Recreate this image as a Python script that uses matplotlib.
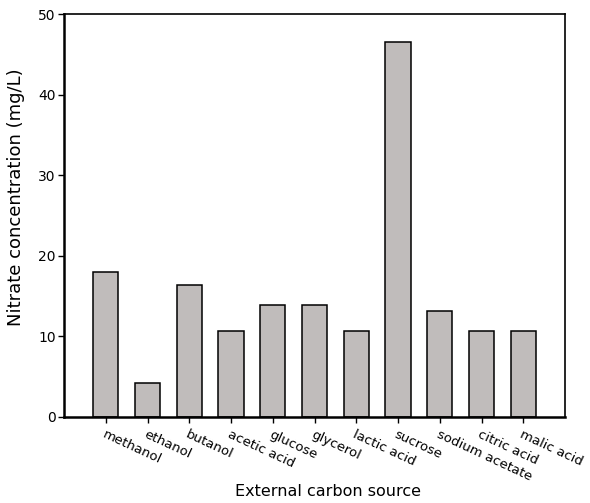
import numpy as np
import matplotlib
matplotlib.use("Agg")
import matplotlib.pyplot as plt

sources = ["methanol", "ethanol", "butanol", "acetic acid", "glucose", "glycerol",
           "lactic acid", "sucrose", "sodium acetate", "citric acid", "malic acid"]
nitrate = [18.0, 4.2, 16.4, 10.7, 13.9, 13.9, 10.7, 46.5, 13.2, 10.7, 10.7]

fig = plt.figure(figsize=(5.9, 5.03), dpi=100)
ax = fig.add_axes([64 / 590, 1 - 417 / 503, (565 - 64) / 590, (417 - 14) / 503])

x = np.arange(len(sources))
ax.bar(x, nitrate, width=0.6, color="#c0bcbb", edgecolor="black", linewidth=1.1, zorder=2)

ax.set_xlim(-1, len(sources))
ax.set_ylim(0, 50)
ax.set_yticks([0, 10, 20, 30, 40, 50])
ax.set_xticks(x)
ax.set_xticklabels(sources, rotation=-25, ha="left", va="top",
                   rotation_mode="anchor", fontsize=9.5)

ax.tick_params(axis="both", direction="out", length=4, width=1)
ax.tick_params(axis="y", labelsize=10, pad=2)
ax.tick_params(axis="x", pad=4)
for side in ["left", "bottom"]:
    ax.spines[side].set_linewidth(1.8)
for side in ["top", "right"]:
    ax.spines[side].set_linewidth(1.2)

ax.set_ylabel("Nitrate concentration (mg/L)", fontsize=13, va="center")
ax.yaxis.set_label_coords(-0.096, 0.546)
ax.set_xlabel("External carbon source", fontsize=11.5, va="top")
ax.xaxis.set_label_coords(0.527, -0.166)

fig.savefig("out.png", dpi=100)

┄┄┄┄┄┄┄┄┄┄┄┄┄┄┄┄┄┄┄┄

WHAT IS ASKED | Write out the material above again, word for word, minus its pictures.

ANSWER FOR THIS EXERCISE |
Recreate this image as a Python script that uses matplotlib.
import numpy as np
import matplotlib
matplotlib.use("Agg")
import matplotlib.pyplot as plt

sources = ["methanol", "ethanol", "butanol", "acetic acid", "glucose", "glycerol",
           "lactic acid", "sucrose", "sodium acetate", "citric acid", "malic acid"]
nitrate = [18.0, 4.2, 16.4, 10.7, 13.9, 13.9, 10.7, 46.5, 13.2, 10.7, 10.7]

fig = plt.figure(figsize=(5.9, 5.03), dpi=100)
ax = fig.add_axes([64 / 590, 1 - 417 / 503, (565 - 64) / 590, (417 - 14) / 503])

x = np.arange(len(sources))
ax.bar(x, nitrate, width=0.6, color="#c0bcbb", edgecolor="black", linewidth=1.1, zorder=2)

ax.set_xlim(-1, len(sources))
ax.set_ylim(0, 50)
ax.set_yticks([0, 10, 20, 30, 40, 50])
ax.set_xticks(x)
ax.set_xticklabels(sources, rotation=-25, ha="left", va="top",
                   rotation_mode="anchor", fontsize=9.5)

ax.tick_params(axis="both", direction="out", length=4, width=1)
ax.tick_params(axis="y", labelsize=10, pad=2)
ax.tick_params(axis="x", pad=4)
for side in ["left", "bottom"]:
    ax.spines[side].set_linewidth(1.8)
for side in ["top", "right"]:
    ax.spines[side].set_linewidth(1.2)

ax.set_ylabel("Nitrate concentration (mg/L)", fontsize=13, va="center")
ax.yaxis.set_label_coords(-0.096, 0.546)
ax.set_xlabel("External carbon source", fontsize=11.5, va="top")
ax.xaxis.set_label_coords(0.527, -0.166)

fig.savefig("out.png", dpi=100)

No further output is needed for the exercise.